I spent twenty-one years as a faculty member at a public university, and I would be the last person to claim that all is well in academia. There are plenty of legitimate criticisms that can–indeed, should–be leveled: bloated administrations, too-cozy relationships with moneyed donors, a knee-jerk tendency to “cancel” proponents of currently unpopular positions, and a depressing willingness to equate academic success with job placement statistics.
That said, the degree to which the GOP is waging war on education–at both the public school and college levels– seems unprecedented.
I’ve previously posted about former Wisconsin Governor Scott Walker’s efforts to destroy the University of Wisconsin–including his attempt to change the century-old mission of the University system by removing language about the “search for truth” and “improving the human condition” and replacing those phrases with “meeting the state’s workforce needs.”
At least Walker understood the need to be sneaky. Florida Governor Ron DeSantis–a poster boy for today’s GOP–hasn’t bothered to hide his animus for science, truth and higher education. The results have been ugly.
A special panel created by the faculty at the University of Florida has completed a review of the academic environment there, and what it has to say is not flattering. As The Miami Herald reports, the report shows that academics in Florida live in a literal state of fear; one where they don’t dare tell the truth out of fear of reprisals from Gov. Ron DeSantis. That’s particularly true when it comes to revealing the facts about COVID-19.
The report makes it clear that researchers felt a great deal of outside pressure in preparing research information for publication. That sometimes meant that information was delayed, or not published at all. In some cases, scientists were told not to reveal their affiliation with the university when releasing information, or to take the University of Florida name off presentations.
All because they were not allowed to do anything that could be viewed as criticizing DeSantis, or policies related to COVID-19. Faculty in the university’s Health Department were warned that funding might be “in jeopardy if they did not adopt the state’s stance on pandemic regulations in opinion articles.”
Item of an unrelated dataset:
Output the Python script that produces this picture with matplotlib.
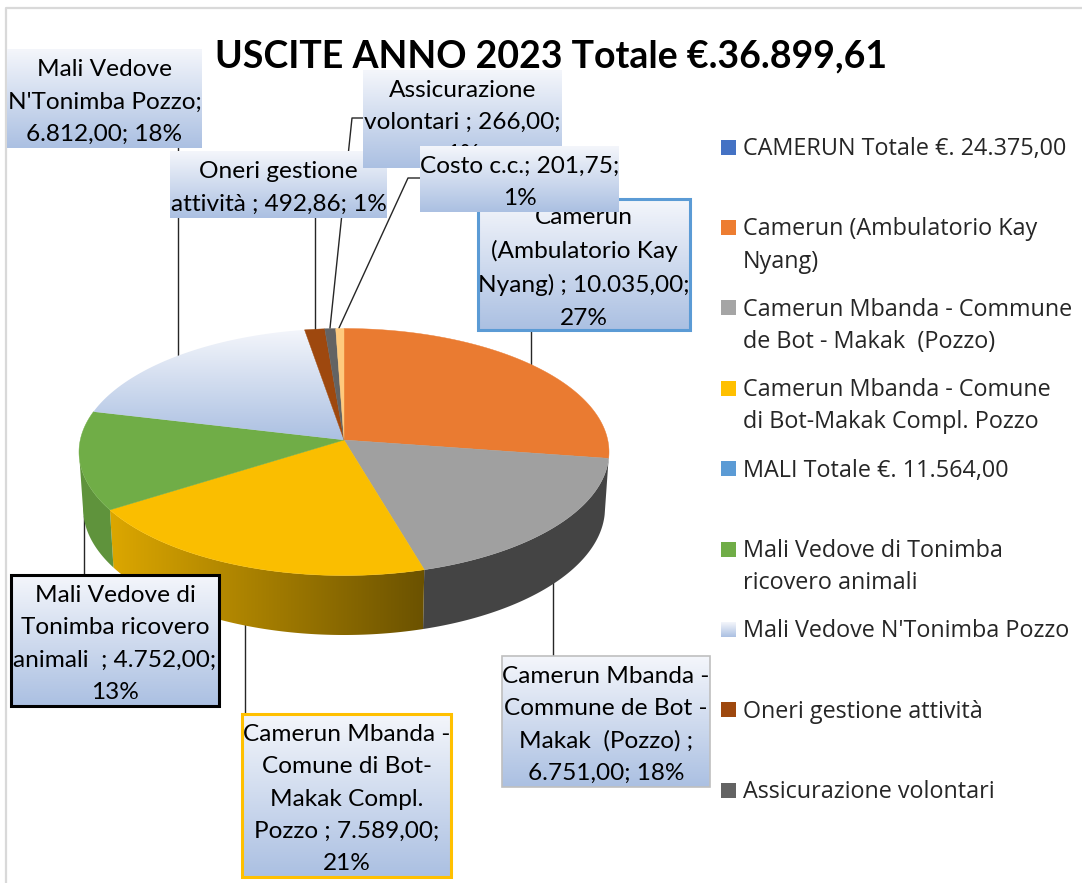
"""Recreate the USCITE ANNO 2023 pie chart."""
import numpy as np
import matplotlib
matplotlib.use("Agg")
import matplotlib.pyplot as plt
from matplotlib.colors import to_rgb
from matplotlib.patches import Polygon, Rectangle

title = "USCITE ANNO 2023 Totale €.36.899,61"

slice_values = [10035.00, 6751.00, 7589.00, 4752.00, 6812.00, 492.86, 266.00, 201.75]
slice_colors = ["#ea7b31", "#a0a0a0", "#fabe00", "#70ad47", None, "#9e480e", "#636363", "#ffca7d"]
side_colors = [None, "#444444", "yellow", "#5f933c", None, None, None, None]

legend_labels = [
    "CAMERUN Totale €. 24.375,00",
    "Camerun (Ambulatorio Kay\nNyang)",
    "Camerun Mbanda - Commune\nde Bot - Makak  (Pozzo)",
    "Camerun Mbanda - Comune\ndi Bot-Makak Compl. Pozzo",
    "MALI Totale €. 11.564,00",
    "Mali Vedove di Tonimba\nricovero animali",
    "Mali Vedove N'Tonimba Pozzo",
    "Oneri gestione attività",
    "Assicurazione volontari",
]
legend_colors = ["#4472c4", "#ed7d31", "#a5a5a5", "#ffc000", "#5b9bd5",
                 "#70ad47", None, "#9e480e", "#636363"]

LIGHT_TOP, LIGHT_BOTTOM = "#f4f6fb", "#abc0e2"

# text, x0, y0, x1, y1, border colour, border width
data_labels = [
    ("Camerun\n(Ambulatorio Kay\nNyang) ; 10.035,00;\n27%", 478, 199, 690, 330, "#5b9bd5", 2.2),
    ("Mali Vedove\nN'Tonimba Pozzo;\n6.812,00; 18%", 7, 49, 202, 148, None, 0),
    ("Oneri gestione\nattività ; 492,86; 1%", 170, 151, 387, 218, None, 0),
    ("Assicurazione\nvolontari ; 266,00;\n1%", 363, 70, 562, 168, None, 0),
    ("Costo c.c.; 201,75;\n1%", 420, 146, 619, 212, None, 0),
    ("Mali Vedove di\nTonimba ricovero\nanimali  ; 4.752,00;\n13%", 11, 575, 219, 706, "black", 2.2),
    ("Camerun Mbanda -\nComune di Bot-\nMakak Compl.\nPozzo ; 7.589,00;\n21%", 242, 714, 451, 877, "#ffc000", 2.2),
    ("Camerun Mbanda -\nCommune de Bot -\nMakak  (Pozzo) ;\n6.751,00; 18%", 502, 656, 710, 787, "#bfbfbf", 1.2),
]

leader_lines = [
    ([178, 178], [148, 356]),
    ([315, 315], [218, 329]),
    ([364, 352, 330], [118, 118, 328]),
    ([420, 408, 339], [178, 178, 328]),
    ([531, 531], [331, 366]),
    ([553, 553], [583, 656]),
    ([245, 245], [625, 714]),
    ([84, 84], [516, 575]),
]

cx, cy, rx, ry = 344, 452, 265, 123.5
apex = (344, 440)
bx, by, brx, bry = 344, 508, 261, 127


def rim_angle(frac):
    """Clockwise fraction from the top, squeezed a bit for the tilted view."""
    phi = 90 - 360 * np.asarray(frac)
    return np.radians(phi + 5 * np.cos(np.radians(phi)))


def gradient_fill(ax, patch, start, end, horizontal=False, zorder=2):
    x0, y0 = patch.get_path().vertices.min(axis=0)
    x1, y1 = patch.get_path().vertices.max(axis=0)
    ramp = np.linspace(0, 1, 256)[:, None, None]
    c0, c1 = np.array(to_rgb(start)), np.array(to_rgb(end))
    img = c0 + (c1 - c0) * ramp
    if horizontal:
        img = img.transpose(1, 0, 2)
    im = ax.imshow(img, extent=(x0, x1, y1, y0), aspect="auto", origin="upper",
                   zorder=zorder, interpolation="bilinear")
    im.set_clip_path(patch)


fig = plt.figure(figsize=(10.82, 8.83), dpi=100)
ax = fig.add_axes([0, 0, 1, 1])
ax.axis("off")

# frame of the chart area
ax.plot([6, 6, 1082], [883, 8, 8], color="#d9d9d9", lw=1.6, zorder=0)

for xs, ys in leader_lines:
    ax.plot(xs, ys, color="#262626", lw=1.0, zorder=1)

# pie
edges = np.cumsum([0] + slice_values) / sum(slice_values)
for i, value in enumerate(slice_values):
    fracs = np.linspace(edges[i], edges[i + 1], 200)
    ang = rim_angle(fracs)
    if side_colors[i]:
        a = ang[np.sin(ang) <= 0]
        top = np.column_stack([cx + rx * np.cos(a), cy - ry * np.sin(a)])
        bot = np.column_stack([bx + brx * np.cos(a), by - bry * np.sin(a)])
        wall = Polygon(np.vstack([top, bot[::-1]]), closed=True, lw=0,
                       fc=side_colors[i] if side_colors[i] != "yellow" else "none", zorder=2)
        ax.add_patch(wall)
        if side_colors[i] == "yellow":
            gradient_fill(ax, wall, "#dca700", "#6b5200", horizontal=True)
    rim = np.column_stack([cx + rx * np.cos(ang), cy - ry * np.sin(ang)])
    face = Polygon(np.vstack([apex, rim]), closed=True, lw=0.3, zorder=3,
                   fc=slice_colors[i] or "none", ec=slice_colors[i] or "none")
    ax.add_patch(face)
    if slice_colors[i] is None:
        gradient_fill(ax, face, LIGHT_TOP, LIGHT_BOTTOM, zorder=3)

# data labels
for n, (text, x0, y0, x1, y1, edge, lw) in enumerate(data_labels):
    z = 5 + n
    box = Rectangle((x0, y0), x1 - x0, y1 - y0, fc="none", ec="none", zorder=z)
    ax.add_patch(box)
    ramp = np.linspace(0, 1, 128)[:, None, None]
    c0, c1 = np.array(to_rgb(LIGHT_TOP)), np.array(to_rgb(LIGHT_BOTTOM))
    ax.imshow(c0 + (c1 - c0) * ramp, extent=(x0, x1, y1, y0), aspect="auto",
              zorder=z, interpolation="bilinear")
    if edge:
        ax.add_patch(Rectangle((x0, y0), x1 - x0, y1 - y0, fc="none", ec=edge, lw=lw, zorder=z))
    ax.text((x0 + x1) / 2, (y0 + y1) / 2 + 3.5, text, ha="center", va="center", ma="center",
            family="Lato", fontsize=17.6, color="black", linespacing=1.66, zorder=z)

# legend
for i, (label, color) in enumerate(zip(legend_labels, legend_colors)):
    y = 147 + i * 80.4
    swatch = Rectangle((721, y - 7.5), 15, 15, fc=color or "none", ec="none", zorder=3)
    ax.add_patch(swatch)
    if color is None:
        ramp = np.linspace(0, 1, 64)[:, None, None]
        c0, c1 = np.array(to_rgb(LIGHT_TOP)), np.array(to_rgb(LIGHT_BOTTOM))
        ax.imshow(c0 + (c1 - c0) * ramp, extent=(721, 736, y + 7.5, y - 7.5), aspect="auto", zorder=3)
    ax.text(743, y - 10, label, ha="left", va="top", family="Open Sans", fontsize=16.8,
            color="#262626", linespacing=1.46, zorder=3)

ax.text(551, 56, title, ha="center", va="center", family="Lato", fontweight="bold",
        fontsize=27, color="black", zorder=20)

ax.set_xlim(0, 1082)
ax.set_ylim(883, 0)
fig.savefig("out.png", dpi=100)
plt.close(fig)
DeSantis’ attacks went well beyond his approach to COVID.
Course descriptions, websites, and other materials concerning the study of race and privilege had to be hidden, altered, or removed. The persecution in this area became so ridiculous that instructors were told:
“The terms ‘critical’ and ‘race’ could not appear together in the same sentence or document.”
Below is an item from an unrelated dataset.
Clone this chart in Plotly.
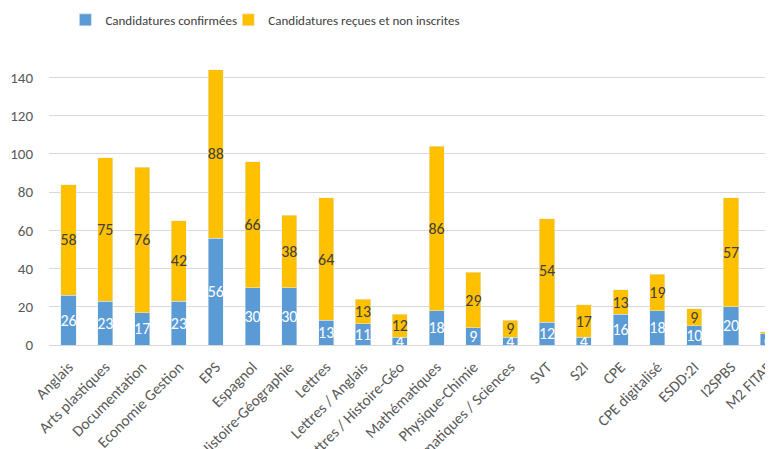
import plotly.graph_objects as go

categories = [
    "Anglais", "Arts plastiques", "Documentation", "Economie Gestion", "EPS",
    "Espagnol", "Histoire-Géographie", "Lettres", "Lettres / Anglais",
    "Lettres / Histoire-Géo", "Mathématiques", "Physique-Chimie",
    "Mathématiques / Sciences", "SVT", "S2I", "CPE", "CPE digitalisé",
    "ESDD:2I", "I2SPBS", "M2 FITAP",
]
confirmees = [26, 23, 17, 23, 56, 30, 30, 13, 11, 4, 18, 9, 4, 12, 4, 16, 18, 10, 20, 6]
non_inscrites = [58, 75, 76, 42, 88, 66, 38, 64, 13, 12, 86, 29, 9, 54, 17, 13, 19, 9, 57, 1]

FONT = "Carlito, 'Liberation Sans Narrow', 'Liberation Sans', sans-serif"

fig = go.Figure()
fig.add_bar(
    x=categories, y=confirmees, name="Candidatures confirmées",
    marker_color="#5B9BD5",
    text=confirmees, textposition="inside", insidetextanchor="middle",
    textangle=0, constraintext="none",
    textfont=dict(color="white", size=16, family=FONT),
    legend="legend", showlegend=True,
)
fig.add_bar(
    x=categories, y=non_inscrites, name="Candidatures reçues et non inscrites",
    marker_color="#FFC000",
    text=non_inscrites, textposition="inside", insidetextanchor="middle",
    textangle=0, constraintext="none",
    textfont=dict(color="#404040", size=16, family=FONT),
    legend="legend2", showlegend=True,
)

legend_style = dict(
    orientation="h",
    xref="container", xanchor="left",
    yref="container", y=0.973, yanchor="middle",
    bgcolor="rgba(0,0,0,0)",
    font=dict(size=13, color="#404040"),
)

# the page body has an 8px margin, so the figure is 8px smaller than the window
fig.update_layout(
    width=765,
    height=441,
    barmode="stack",
    bargap=0.59,
    showlegend=True,
    margin=dict(l=41, r=0, t=60, b=104),
    plot_bgcolor="white",
    paper_bgcolor="white",
    font=dict(family=FONT, size=15, color="#595959"),
    uniformtext=dict(mode="show", minsize=16),
    legend=dict(legend_style, x=0.075),
    legend2=dict(legend_style, x=0.288),
)
fig.update_xaxes(
    range=[-0.53, 19.14],
    tickangle=-45,
    showline=True, linecolor="#d9d9d9", linewidth=1,
    ticks="", automargin=False,
    ticklabelstandoff=6,
    tickfont=dict(size=15.5, color="#595959"),
)
fig.update_yaxes(
    range=[0, 145],
    dtick=20,
    showgrid=True, gridcolor="#d9d9d9", gridwidth=1,
    zeroline=False, ticks="", automargin=False,
    ticklabelstandoff=15,
    tickfont=dict(size=15, color="#595959"),
)

fig.write_html("out.html")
Much of this bullying has occurred “under the radar,” but a few months ago, national media reported that the University of Florida was prohibiting three professors from testifying as experts in a lawsuit challenging a new law restricting voting rights. The prohibition was justified by the the University on the grounds that “it goes against the school’s interest by conflicting with the administration of Florida Gov. Ron DeSantis.”
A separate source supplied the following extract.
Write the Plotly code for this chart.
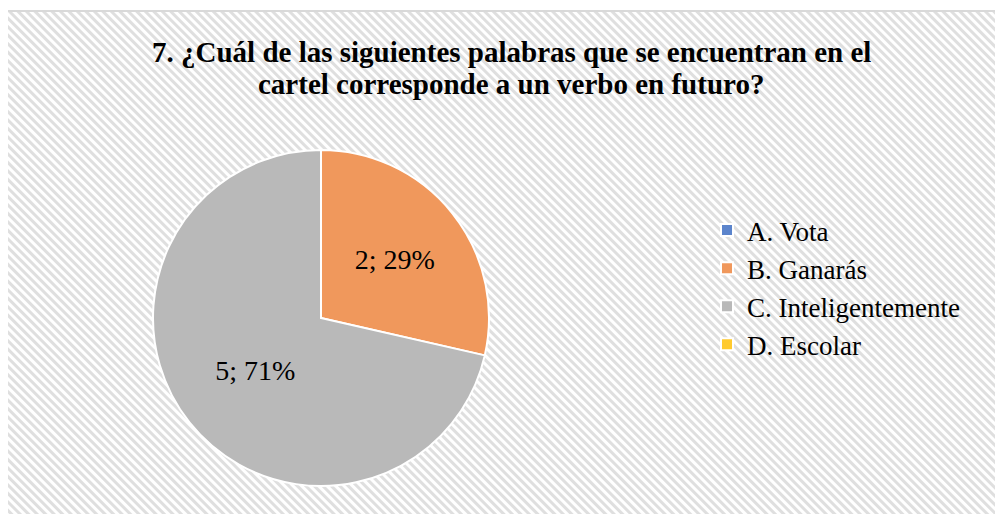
import plotly.graph_objects as go
import urllib.parse

# data
labels = ["A. Vota", "B. Ganarás", "C. Inteligentemente", "D. Escolar"]
values = [0, 2, 5, 0]
colors = ["#5B84CC", "#F0985C", "#B9B9B9", "#FFCA2E"]

title_lines = ["7. ¿Cuál de las siguientes palabras que se encuentran en el",
               "cartel corresponde a un verbo en futuro?"]

W, H = 1003, 514
OFF = 8  # the page body has an 8px margin
SERIF = "Times New Roman, Liberation Serif, serif"


def px(x):
    return (x - OFF) / W


def py(y):
    return 1 - (y - OFF) / H


# hide the label of empty slices
templates = ["%{value}; %{percent:.0%}" if v > 0 else "" for v in values]

# diagonal hatch background as an inline svg
hatch_svg = (
    "<svg xmlns='http://www.w3.org/2000/svg' width='1003' height='514'>"
    "<defs><pattern id='p' width='6' height='6' patternUnits='userSpaceOnUse' "
    "patternTransform='rotate(-45)'><rect width='3' height='6' fill='#dfdfdf'/></pattern></defs>"
    "<rect width='100%' height='100%' fill='url(#p)'/></svg>"
)
hatch_uri = "data:image/svg+xml;charset=utf-8," + urllib.parse.quote(hatch_svg)

fig = go.Figure()
fig.add_trace(go.Pie(
    labels=labels,
    values=values,
    sort=False,
    direction="clockwise",
    rotation=0,
    marker=dict(colors=colors, line=dict(color="white", width=2)),
    texttemplate=templates,
    textposition="inside",
    insidetextorientation="horizontal",
    textfont=dict(family=SERIF, size=28, color="black"),
    hoverinfo="skip",
    domain=dict(x=[px(153), px(489)], y=[py(486), py(150)]),
    showlegend=True,
))

# title written as two lines so the line gap matches
for line, yc in zip(title_lines, [52, 84]):
    fig.add_annotation(text=line, xref="paper", yref="paper", x=px(511), y=py(yc),
                       xanchor="center", yanchor="middle", showarrow=False,
                       font=dict(family=SERIF, size=29, color="black", weight=700))

fig.update_layout(
    width=W, height=H,
    margin=dict(l=0, r=0, t=0, b=0),
    font=dict(family=SERIF, color="black"),
    paper_bgcolor="white",
    plot_bgcolor="white",
    legend=dict(x=px(707), y=py(287.5), xanchor="left", yanchor="middle",
                bgcolor="rgba(0,0,0,0)",
                font=dict(family=SERIF, size=27, color="black")),
    images=[dict(source=hatch_uri, xref="paper", yref="paper",
                 x=px(7), y=py(11), sizex=1, sizey=1,
                 sizing="stretch", xanchor="left", yanchor="top", layer="below")],
    shapes=[dict(type="rect", xref="paper", yref="paper",
                 x0=px(7), y0=-0.02, x1=1.02, y1=py(11),
                 line=dict(color="#d9d9d9", width=2), fillcolor="rgba(0,0,0,0)")],
)

fig.write_html("out.html")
There was a sufficient outcry that the University reversed that decision, but it is blindingly obvious that less well-publicized efforts to “get along” with the Governor remain in place.
It isn’t only Florida.
At a time when University Presidents are chosen more for their fundraising abilities than for their devotion to scholarship, some are using their authority to simply remove inconvenient scholarship from their institutions. Here in Indianapolis, the administration of Marian University has simply eliminated its department of political science.
The school’s administration has failed to offer a rationale for removing political science, a program with as many declared majors as most other liberal arts programs on campus —and which you would think is especially important, given the troubled state of U.S. political life–and especially since the faculty vociferously opposed the decision. The linked report notes that no other major was targeted for elimination.
The dispassionate pursuit of science, evidence and “inconvenient” knowledge is being targeted by ideologues, autocrats and their facilitators. To the extent that they are successful, this country is in deep, deep trouble.